Having never actually read one of the books myself, but having indeed at least perused some story descriptions online, I tend to recognize somewhat of a pattern that emerges from all of them. There's usually pent up passion in a woman who is in love with the wrong kind of man. A brooding, misunderstood stranger who just needs the right woman to touch his heart.

Usually, there's also usually another male suitor who is either villainous, or sometimes the perfect gentleman, but just not hot enough to float the female protagonist's boat. My mom always disapproved of the sort of girl who goes for the bad boy. She always told me that any woman who thought she could change a guy was headed for trouble down the road.

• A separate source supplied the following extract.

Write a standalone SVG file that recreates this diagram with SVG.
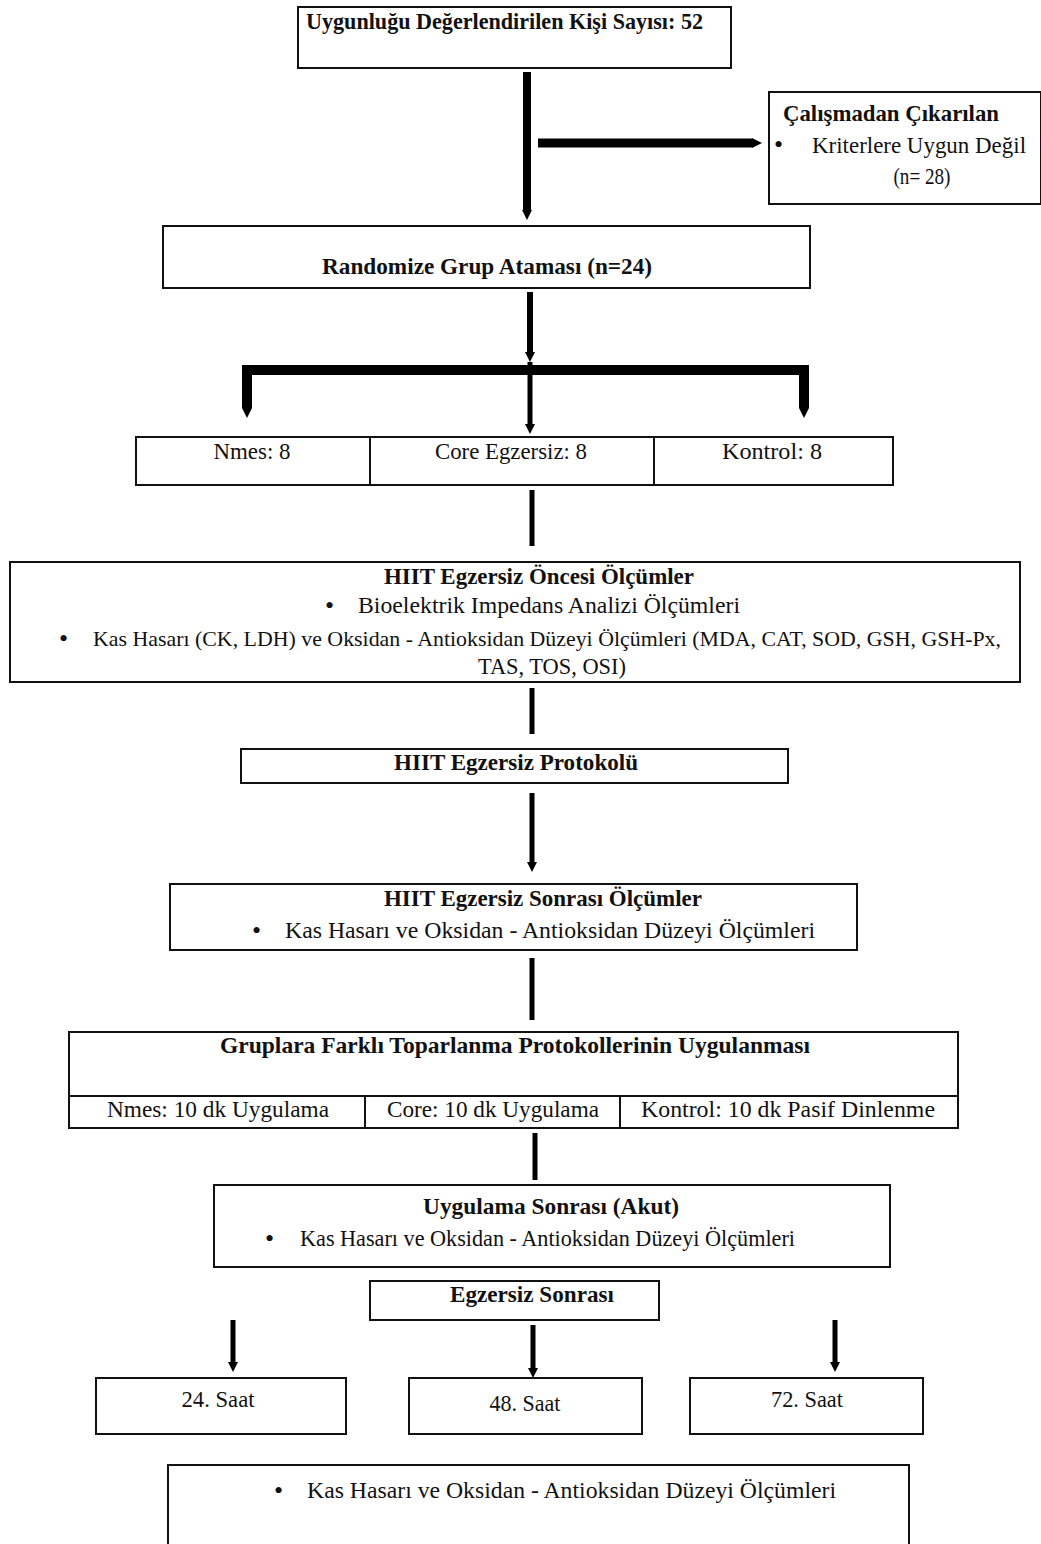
<svg xmlns="http://www.w3.org/2000/svg" width="1041" height="1544" viewBox="0 0 1041 1544">
<defs>
<style>
.box{fill:#fff;stroke:#111;stroke-width:2}
.div{stroke:#111;stroke-width:2}
text{font-family:"Liberation Serif","Times New Roman",serif;font-size:23px;fill:#111}
.b{font-weight:bold}
.c{text-anchor:middle}
.bu{font-size:26px}
.sm{font-size:21px}
.ar{stroke:#000;fill:none}
</style>
<marker id="ah" viewBox="0 0 10 10" refX="0" refY="5" markerUnits="userSpaceOnUse" markerWidth="10" markerHeight="10" orient="auto">
<path d="M0,0 L10,5 L0,10 z" fill="#000"/>
</marker>
</defs>
<rect width="1041" height="1544" fill="#fff"/>

<g id="connectors">
<line class="ar" x1="527" y1="72" x2="527" y2="210" stroke-width="8" marker-end="url(#ah)"/>
<line class="ar" x1="538" y1="143" x2="752" y2="143" stroke-width="9" marker-end="url(#ah)"/>
<line class="ar" x1="530" y1="292" x2="530" y2="352" stroke-width="6" marker-end="url(#ah)"/>
<path class="ar" d="M247,408 L247,370 L804,370 L804,408" stroke-width="10"/>
<line x1="247" y1="407" x2="247" y2="408" stroke="#000" stroke-width="9" marker-end="url(#ah)"/>
<line x1="804" y1="407" x2="804" y2="408" stroke="#000" stroke-width="9" marker-end="url(#ah)"/>
<line class="ar" x1="530" y1="362" x2="530" y2="424" stroke-width="5" marker-end="url(#ah)"/>
<line class="ar" x1="532" y1="490" x2="532" y2="546" stroke-width="5"/>
<line class="ar" x1="532" y1="688" x2="532" y2="734" stroke-width="5"/>
<line class="ar" x1="532" y1="793" x2="532" y2="862" stroke-width="5" marker-end="url(#ah)"/>
<line class="ar" x1="532" y1="958" x2="532" y2="1020" stroke-width="5"/>
<line class="ar" x1="535" y1="1133" x2="535" y2="1180" stroke-width="5"/>
<line class="ar" x1="233" y1="1320" x2="233" y2="1362" stroke-width="5" marker-end="url(#ah)"/>
<line class="ar" x1="533" y1="1325" x2="533" y2="1368" stroke-width="5" marker-end="url(#ah)"/>
<line class="ar" x1="835" y1="1320" x2="835" y2="1362" stroke-width="5" marker-end="url(#ah)"/>
</g>

<g id="n-assessed">
<rect class="box" x="298" y="7" width="433" height="61"/>
<text class="b" x="306" y="29" textLength="397" lengthAdjust="spacingAndGlyphs">Uygunluğu Değerlendirilen Kişi Sayısı: 52</text>
</g>

<g id="n-excluded">
<rect class="box" x="769" y="92" width="272" height="112"/>
<text class="b" x="783" y="121" textLength="216" lengthAdjust="spacingAndGlyphs">Çalışmadan Çıkarılan</text>
<text class="bu" x="774" y="153">•</text>
<text x="812" y="153" textLength="214" lengthAdjust="spacingAndGlyphs">Kriterlere Uygun Değil</text>
<text class="c" x="922" y="184" textLength="57" lengthAdjust="spacingAndGlyphs">(n= 28)</text>
</g>

<g id="n-random">
<rect class="box" x="163" y="226" width="647" height="62"/>
<text class="b c" x="487" y="274" textLength="330" lengthAdjust="spacingAndGlyphs">Randomize Grup Ataması (n=24)</text>
</g>

<g id="n-groups">
<rect class="box" x="136" y="437" width="757" height="48"/>
<line class="div" x1="370" y1="437" x2="370" y2="485"/>
<line class="div" x1="654" y1="437" x2="654" y2="485"/>
<text class="c" x="252" y="459" textLength="77" lengthAdjust="spacingAndGlyphs">Nmes: 8</text>
<text class="c" x="511" y="459" textLength="152" lengthAdjust="spacingAndGlyphs">Core Egzersiz: 8</text>
<text class="c" x="772" y="459" textLength="100" lengthAdjust="spacingAndGlyphs">Kontrol: 8</text>
</g>

<g id="n-pre">
<rect class="box" x="10" y="562" width="1010" height="120"/>
<text class="b c" x="539" y="584" textLength="310" lengthAdjust="spacingAndGlyphs">HIIT Egzersiz Öncesi Ölçümler</text>
<text class="bu" x="325" y="614">•</text>
<text x="358" y="613" textLength="382" lengthAdjust="spacingAndGlyphs">Bioelektrik Impedans Analizi Ölçümleri</text>
<text class="bu" x="59" y="647">•</text>
<text class="sm" x="93" y="646" textLength="908" lengthAdjust="spacingAndGlyphs">Kas Hasarı (CK, LDH) ve Oksidan - Antioksidan Düzeyi Ölçümleri (MDA, CAT, SOD, GSH, GSH-Px,</text>
<text class="c" x="552" y="674" textLength="148" lengthAdjust="spacingAndGlyphs">TAS, TOS, OSI)</text>
</g>

<g id="n-protocol">
<rect class="box" x="241" y="749" width="547" height="34"/>
<text class="b c" x="516" y="770" textLength="244" lengthAdjust="spacingAndGlyphs">HIIT Egzersiz Protokolü</text>
</g>

<g id="n-post">
<rect class="box" x="170" y="884" width="687" height="66"/>
<text class="b c" x="543" y="906" textLength="318" lengthAdjust="spacingAndGlyphs">HIIT Egzersiz Sonrası Ölçümler</text>
<text class="bu" x="252" y="939">•</text>
<text x="285" y="938" textLength="530" lengthAdjust="spacingAndGlyphs">Kas Hasarı ve Oksidan - Antioksidan Düzeyi Ölçümleri</text>
</g>

<g id="n-recovery">
<rect class="box" x="69" y="1032" width="889" height="96"/>
<line class="div" x1="69" y1="1096" x2="958" y2="1096"/>
<line class="div" x1="365" y1="1096" x2="365" y2="1128"/>
<line class="div" x1="620" y1="1096" x2="620" y2="1128"/>
<text class="b c" x="515" y="1053" textLength="590" lengthAdjust="spacingAndGlyphs">Gruplara Farklı Toparlanma Protokollerinin Uygulanması</text>
<text class="c" x="218" y="1117" textLength="222" lengthAdjust="spacingAndGlyphs">Nmes: 10 dk Uygulama</text>
<text class="c" x="493" y="1117" textLength="212" lengthAdjust="spacingAndGlyphs">Core: 10 dk Uygulama</text>
<text class="c" x="788" y="1117" textLength="294" lengthAdjust="spacingAndGlyphs">Kontrol: 10 dk Pasif Dinlenme</text>
</g>

<g id="n-acute">
<rect class="box" x="214" y="1185" width="676" height="82"/>
<text class="b c" x="551" y="1214" textLength="256" lengthAdjust="spacingAndGlyphs">Uygulama Sonrası (Akut)</text>
<text class="bu" x="265" y="1247">•</text>
<text x="300" y="1246" textLength="495" lengthAdjust="spacingAndGlyphs">Kas Hasarı ve Oksidan - Antioksidan Düzeyi Ölçümleri</text>
</g>

<g id="n-after">
<rect class="box" x="370" y="1281" width="289" height="39"/>
<text class="b c" x="532" y="1302" textLength="164" lengthAdjust="spacingAndGlyphs">Egzersiz Sonrası</text>
</g>

<g id="n-24">
<rect class="box" x="96" y="1378" width="250" height="56"/>
<text class="c" x="218" y="1407" textLength="73" lengthAdjust="spacingAndGlyphs">24. Saat</text>
</g>
<g id="n-48">
<rect class="box" x="409" y="1378" width="233" height="56"/>
<text class="c" x="525" y="1411" textLength="71" lengthAdjust="spacingAndGlyphs">48. Saat</text>
</g>
<g id="n-72">
<rect class="box" x="690" y="1378" width="233" height="56"/>
<text class="c" x="807" y="1407" textLength="72" lengthAdjust="spacingAndGlyphs">72. Saat</text>
</g>

<g id="n-final">
<rect class="box" x="168" y="1465" width="741" height="80"/>
<text class="bu" x="274" y="1499">•</text>
<text x="307" y="1498" textLength="529" lengthAdjust="spacingAndGlyphs">Kas Hasarı ve Oksidan - Antioksidan Düzeyi Ölçümleri</text>
</g>
</svg>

Then again, since I was always one of those fellows described as too nice, she was always trying to make me feel that even not being a stud, didn't make me a dud. She'd say those chicks who date pricks suffered from low self-esteem. She theorized that they all thought that any dude who treated them right must have something wrong with him, since they didn't believe themselves good enough, or worthy of kind treatment.

I think my dear old mother was on to something right, despite perhaps, mistakenly believing that women were more that way then men are. I know more than a few men who seem determined to go with dames that would probably think that they were too lame to consider themselves in the same league. Even, myself, I've always had a tendency to end up in unequal pairings.

I guess as hard as we men try to say it is to figure out what women want, it's equally true that even us guys, always want either what we can't have, or ideally wouldn't want. Human nature is so complicated. Wouldn't be great, if we only ever wanted what was healthy and good for us.

I'd meet someone over a bottle of water, instead of beer. We'd go for a salad instead of a pizza and walk back to my place instead drive. Maybe, my bad dating experiences are as much the result of my own vices, as bad matches.

Posted by Will at March 27, 2007 1:01 AM

Comments

I read those romance novels occasionally when I need to take a break from horror fiction...

Although yes, they are entirely trash I think they explain what a woman wants rather well and it isn't always the "bad boy". Granted, most of the men in those novels do have a bit of a bad streak, however, it's rarely aimed at the female character. The male is generally nasty and tough with everyone but her. When it comes to the woman he is softer, willing to bend to make her happy (which she often does in return).

I could deal with a man like that since I tend to be a woman who falls under that mostly blanket description. I have a rough and thorny outer shell that can be hard to crack when when I allow a man into my world I am all feminine softness, pliant and willing to do nearly anything in my power to keep said man happy.

I think more men should read romance novels, they'd definitely have less trouble getting the girl.

As far as the nice guy. I'm struggling with one of those now and quite honestly at my wits end about what to do with him.

Sorry for the babble - I'm bored at work and hopped up on enough pain pills to kill an elephant.

Posted by: Harlot Musing at April 5, 2007 12:09 AM

Sometimes its hard to find the right one for you. I believe now a days a lot of people are just getting married just so they have someone to be with and not really love.